Disclosure of Conflicts of Interest
Ketchum stated that FINRA is completing its review of industry
practices regarding identification and disclosure of conflicts of
interest and plans to issue a report that outlines some strong
conflict management practices. The quality of disclosure provided
to customers is likely to be a major focus of the report, which
will be published this summer. "How do we change the dynamic
so investors truly understand what they're buying and,
likewise, that financial advisers understand what they are
selling?" Ketchum asked. He stated firms must provide
comprehensible, plain-English risk disclosure to customers and
suggested that some of the compelling images that appear on the
marketing pages of firm websites might be better employed on the
legal and disclosure pages. Ketchum noted that FINRA is
particularly focused on conflicts pertaining to (1) firms'
controls around the sale of structured products both to their own
private wealth divisions and to other firms; and (2) firms'
controls around compensation, regarding their own efforts to design
more product-agnostic commission grids and with respect to
third-party incentives.
FINRA has already taken action to address compensation disclosure.

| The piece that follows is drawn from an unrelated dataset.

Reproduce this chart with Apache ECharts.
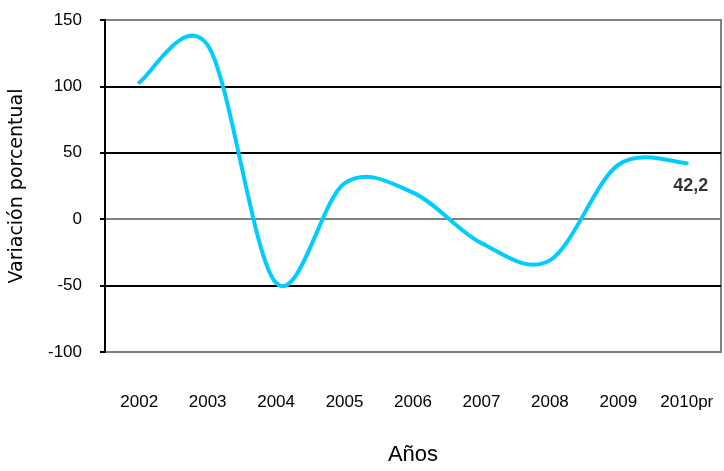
<!DOCTYPE html>
<html>
<head>
<meta charset="utf-8">
<script src="https://cdn.jsdelivr.net/npm/echarts@6/dist/echarts.min.js"></script>
<style>html,body{margin:0;padding:0;background:#fff}#c{width:724px;height:471px}</style>
</head>
<body>
<div id="c"></div>
<script>
const categories = ['2002','2003','2004','2005','2006','2007','2008','2009','2010pr'];
const values = [103, 131, -48, 27, 20, -18, -31, 41, 42.2];
const lastLabel = '42,2';
const yTicks = {min: -100, max: 150, interval: 50};
const blackGridValues = [100, 50, -50];

const sans = '"Liberation Sans", Arial, sans-serif';
const chart = echarts.init(document.getElementById('c'));

// Spreadsheet-style smoothed line (Catmull-Rom Bezier), points mapped through the axes.
function renderCurve(params, api) {
  if (params.dataIndex !== 0) return null;
  const pts = values.map((v, i) => api.coord([i, v]));
  const n = pts.length;
  const path = [];
  path.push('M' + pts[0][0] + ' ' + pts[0][1]);
  for (let i = 0; i < n - 1; i++) {
    const p0 = pts[Math.max(i - 1, 0)];
    const p1 = pts[i];
    const p2 = pts[i + 1];
    const p3 = pts[Math.min(i + 2, n - 1)];
    const c1x = p1[0] + (p2[0] - p0[0]) / 6;
    const c1y = p1[1] + (p2[1] - p0[1]) / 6;
    const c2x = p2[0] - (p3[0] - p1[0]) / 6;
    const c2y = p2[1] - (p3[1] - p1[1]) / 6;
    path.push('C' + c1x + ' ' + c1y + ' ' + c2x + ' ' + c2y + ' ' + p2[0] + ' ' + p2[1]);
  }
  return {
    type: 'path',
    shape: {pathData: path.join(' ')},
    style: {fill: null, stroke: '#00CCFF', lineWidth: 4, lineCap: 'round', lineJoin: 'round'}
  };
}

chart.setOption({
  animation: false,
  backgroundColor: '#fff',
  grid: {left: 105, right: 3, top: 20, bottom: 116, show: true, borderColor: '#808080', borderWidth: 2},
  xAxis: {
    type: 'category', data: categories, boundaryGap: true,
    axisLine: {show: false}, axisTick: {show: false},
    axisLabel: {interval: 0, margin: 42, fontFamily: sans, fontSize: 17, color: '#000'},
    name: 'Años', nameLocation: 'middle', nameGap: 92,
    nameTextStyle: {fontFamily: sans, fontSize: 22, color: '#000'}
  },
  yAxis: {
    type: 'value', min: yTicks.min, max: yTicks.max, interval: yTicks.interval,
    axisLine: {show: true, lineStyle: {color: '#000', width: 2}},
    axisTick: {show: true, length: 5, lineStyle: {color: '#000', width: 2}},
    axisLabel: {margin: 23, fontFamily: sans, fontSize: 17, color: '#000'},
    splitLine: {show: true, lineStyle: {color: '#808080', width: 2}},
    name: 'Variación porcentual', nameLocation: 'middle', nameGap: 78, nameRotate: 90,
    nameTextStyle: {fontFamily: '"DejaVu Sans", sans-serif', fontSize: 19, color: '#000'}
  },
  series: [{
    type: 'custom',
    data: values.map((v, i) => [i, v]),
    renderItem: renderCurve,
    z: 5,
    silent: true,
    markLine: {
      silent: true, symbol: 'none', label: {show: false},
      lineStyle: {color: '#000', width: 2, type: 'solid'},
      data: blackGridValues.map(v => ({yAxis: v}))
    }
  }, {
    type: 'scatter',
    data: values.map((v, i) => i === values.length - 1 ? {
      value: [i, v],
      label: {show: true, formatter: lastLabel, position: 'bottom', distance: 5, offset: [4, 8],
        fontFamily: sans, fontWeight: 'bold', fontSize: 18, color: '#000'}
    } : {value: [i, v], label: {show: false}}),
    symbolSize: 2,
    itemStyle: {color: 'rgba(0,0,0,0)'},
    silent: true,
    z: 6
  }]
});
</script>
</body>
</html>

In January, FINRA proposed a rule requiring disclosure of
recruitment compensation packages. The rule would require a
broker-dealer that recruits representatives using enhanced
compensation (including signing bonuses, up-front or back-end
bonuses, loans, accelerated payouts, transition assistance, and
similar arrangements) to disclose such compensation to customers
solicited to transfer with the representative. The comment period
expired in March, and Ketchum announced the rule will be discussed
at FINRA's July board meeting.
Disclosure of Risks of Complex Products
Ketchum voiced concern about the sale of complex and speculative
products with low liquidity to unsuitable customers by financial
advisers who often don't fully understand the risks of the
products. He cited the fixed-income market as an example, noting
that in this zero-yield environment, many investors are taking on
more risk by moving to longer-duration or high-yield fixed income
products. Ketchum urged firms to ensure that investors better
understand the risks and possible negative scenarios of
concentrated holdings in these types of securities. Firms that make
illiquid investments available to retail customers would be
well-advised to explain to clients the features of the product, how
the product is expected to perform under different market
conditions and the possible negative scenarios that can impact this
investment. Ketchum noted, "It is a great time to remind
clients that bond funds are not the same as directly owning fixed
securities," and he suggested firms also provide better risk
disclosures relating to investments in funds that invest in
leveraged loans, private REITs, closed-end funds and private
placements.
Ketchum's concerns about investor disclosure were echoed by SEC
Commissioner Elisse Walter during a question-and-answer session at
the FINRA Annual Conference, where she encouraged firms to educate
bond investors about how rising interest rates would negatively
impact their bond portfolios.
Disclosure and the Uniform Fiduciary Standard
During the question-and-answer session, Walter stated she would like the SEC to move forward with shaping a uniform fiduciary standard for broker-dealers and investment advisers, noting that she believes "the cost of brokers becoming fiduciaries is very low." Ketchum also called upon the SEC to finalize a uniform fiduciary standard. Enhanced disclosure obligations for broker-dealers are likely to be part of any rule making. The SEC staff study required by Section 913 of the Dodd-Frank Act recommended the SEC facilitate the provision of uniform, simple and clear disclosures to retail customers about the terms of their relationships with broker-dealers and investment advisers, including any material conflicts of interest. These disclosures could take the form of a general relationship guide similar to Form ADV Part 2A, and firms could provide more specific disclosures when they give their clients personalized relationship advice. Walter expressed hope that the comments submitted in response to the SEC's request for data and economic analysis on the costs and benefits of alternative approaches regarding the standards of conduct will assist the agency. The comment period ends on July 5.
Conclusion
Although the culture of compliance continues to be a buzzword in financial regulatory circles, it appears that disclosure -- in plain English rather than legalese -- is primed to be a new regulatory focus. To stay ahead of the curve, financial firms should take a close look at how they communicate with their investors and consider enhancing their disclosures to make them easier to understand.